Comments from followers can be brutal, which has led some companies to avoid it
altogether. I would suggest you take a different approach here. I would propose
that every time you get a response from someone on social media, you reach out
to them with a human touch, whether they have left a positive or negative
comment. If you look at each post as an opportunity to engage on a personal
level with a customer or prospect, this creates a feeder forum for your sales
team. Isn’t marketing all about creating open doors for sales?
Take this one step further and try to engage personally with
every person who follows you on social media, not just the commenters. Isn’t
this akin to social media stalking?

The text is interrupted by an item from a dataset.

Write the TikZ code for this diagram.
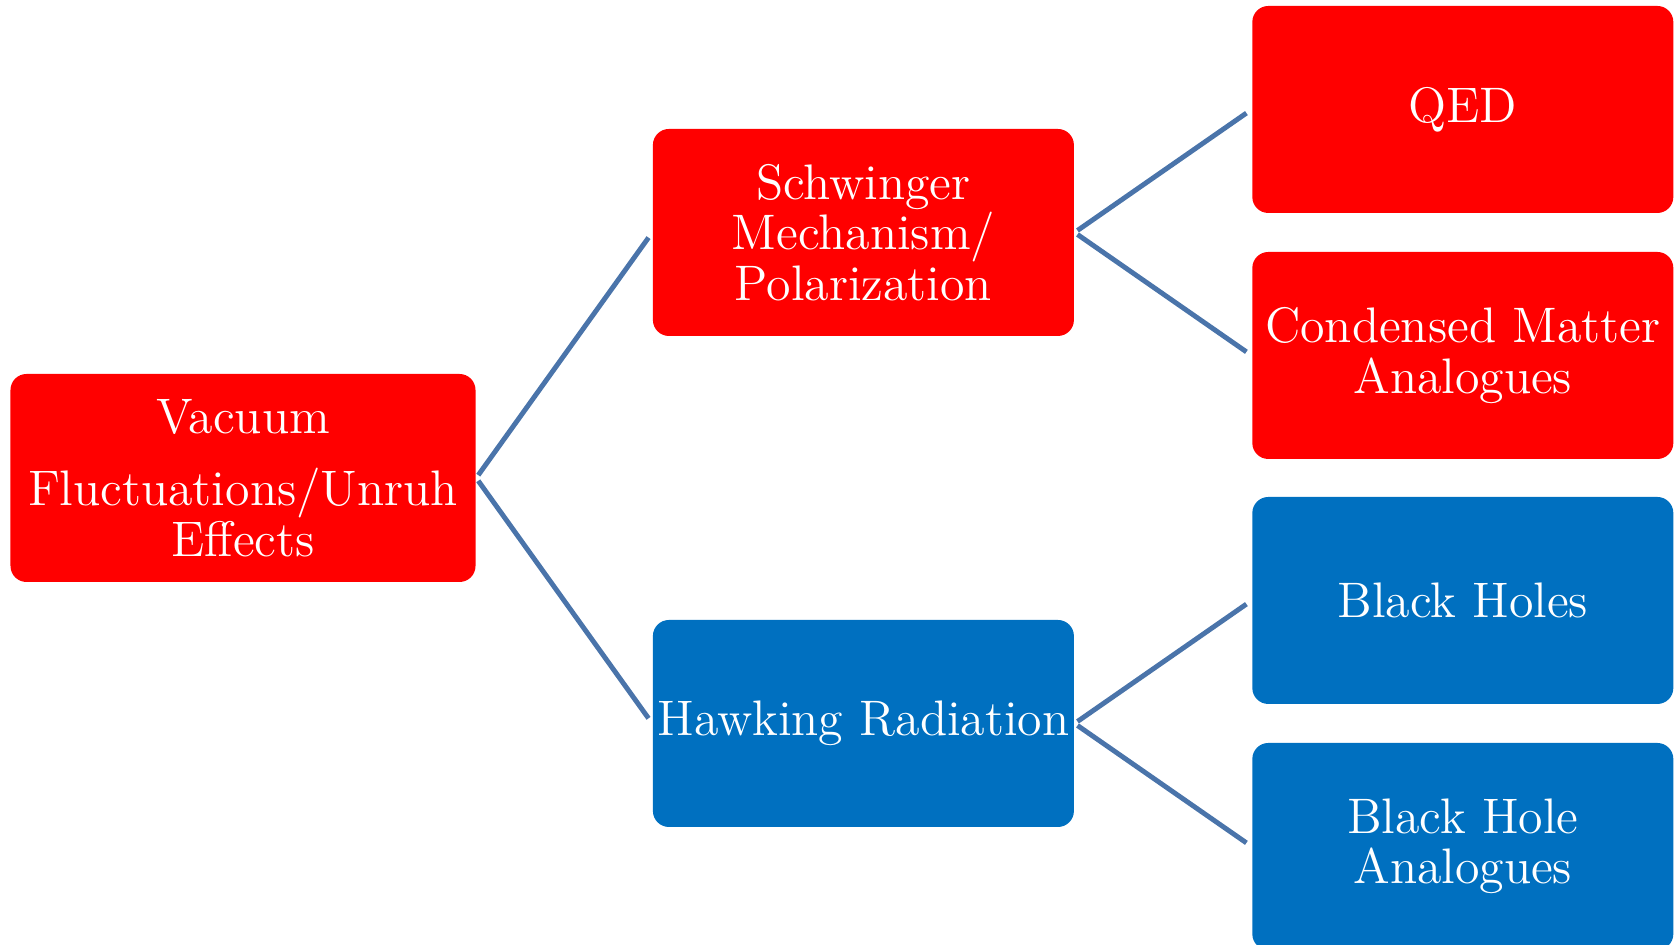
\documentclass[tikz,border=0pt]{standalone}
\usepackage{xcolor}
\usepackage{tikz}
\usetikzlibrary{positioning}
\definecolor{vacred}{HTML}{FF0000}
\definecolor{vacblue}{HTML}{0070C0}
\definecolor{vacline}{HTML}{4A74AA}

\begin{document}
\begin{tikzpicture}[
  every node/.style={font=\fontsize{14.2}{14.3}\selectfont, text=white},
  boxbase/.style={rectangle, rounded corners=0.16cm, minimum width=4.21cm, minimum height=2.07cm, inner sep=0pt, align=center},
  redbox/.style={boxbase, fill=vacred},
  bluebox/.style={boxbase, fill=vacblue},
  link/.style={draw=vacline, line width=1.4pt, shorten <=1pt, shorten >=1.8pt}
]
  \useasboundingbox (0,0) rectangle (16.77,9.45);
  \node[redbox, minimum width=4.65cm, minimum height=2.08cm] (vacuum) at (2.43,4.67) {Vacuum\\[0.22cm]Fluctuations/Unruh\\Effects};
  \node[redbox, right=1.76cm of vacuum, yshift=2.455cm] (schwinger) {Schwinger\\Mechanism/\\Polarization};
  \node[bluebox, right=1.76cm of vacuum, yshift=-2.455cm] (hawking) {Hawking Radiation};
  \node[redbox, right=1.77cm of schwinger, yshift=1.23cm] (qed) {QED};
  \node[redbox, right=1.77cm of schwinger, yshift=-1.23cm] (condensed) {Condensed Matter\\Analogues};
  \node[bluebox, right=1.77cm of hawking, yshift=1.23cm] (blackholes) {Black Holes};
  \node[bluebox, right=1.77cm of hawking, yshift=-1.23cm] (bhanalog) {Black Hole\\Analogues};

  \draw[link] (vacuum.east) -- (schwinger.west);
  \draw[link] (vacuum.east) -- (hawking.west);
  \draw[link] (schwinger.east) -- (qed.west);
  \draw[link] (schwinger.east) -- (condensed.west);
  \draw[link] (hawking.east) -- (blackholes.west);
  \draw[link] (hawking.east) -- (bhanalog.west);
\end{tikzpicture}
\end{document}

If social media followers were a private
list, you might have a case. But social media profiles are there for public
viewing. Take advantage of the media and attempt to make a personal connection
with these people. They obviously have some interest in your company and what
you produce or they would not have followed you. Use this as a list of leads.
That could mean you call on them. Depending upon the medium, it more likely
means you will message them within the same social media site. I have found
followers to be more accommodating when I reach in this way first. The first
contact may be nothing more than a thank you for following our company and
giving them my contact info. Here is the bottom line about marketing and sales:
people still like to buy from a person and a company they know and trust. This
is a universal truth in business. Humans like to do business with someone they
know.
For
all of the benefits social media brings, the one thing it cannot do for you is
create a human touch. It does, however, create a forum for initial interest to
be expressed. Use this to your benefit.